A Roman general ignored direct Senate orders to stand down, invaded Pontus anyway, and got his army routed at the Halys River by a king he'd spent years provoking.

In 82 BC, the Roman general Lucius Licinius Murena was stationed in Asia Minor following the First Mithridatic War. Despite explicit Senate orders to stop provoking Pontus, he launched a third unauthorized raid deep into Pontic territory — apparently convinced he could finish off King Mithradates VI on his own.

Mithradates had been carefully rebuilding his forces after his defeat in the First Mithridatic War, and Murena's raids gave him the pretext he needed to fight back. At the Halys River, a small Pontic force under General Gordius held the Romans in place while the king himself arrived with his main army.

The Romans were caught off guard by the speed and scale of the Pontic response. Mithradates crossed the river and attacked. The legions — including the battle-hardened Fimbrian forces — were routed and forced to retreat in disorder. It was a significant humiliation for Rome.
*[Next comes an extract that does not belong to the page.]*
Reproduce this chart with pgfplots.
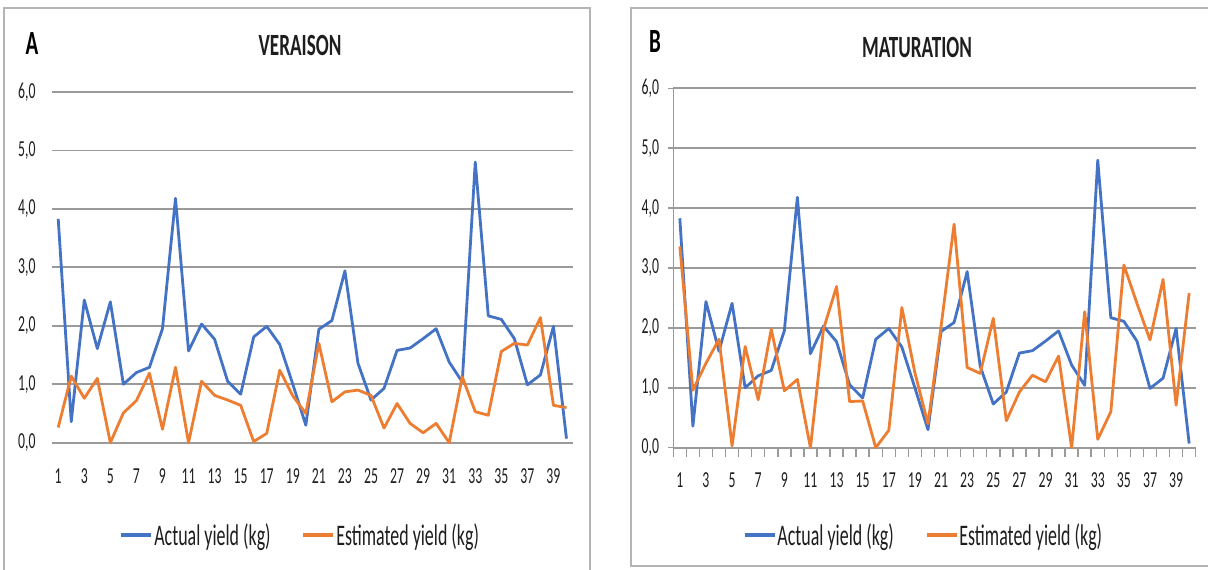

Peace was eventually negotiated in 81 BC by the Roman dictator Sulla, who ordered Murena to stand down and return the territory he had seized. Murena was recalled to Rome, where he was given a triumph — a baffling honor for a general who had defied orders and lost.

The Battle of Halys was a preview of the far greater struggle to come. Mithradates VI would go on to fight Rome in three separate wars spanning decades, making him one of the most persistent and formidable adversaries the Roman Republic ever faced in the East.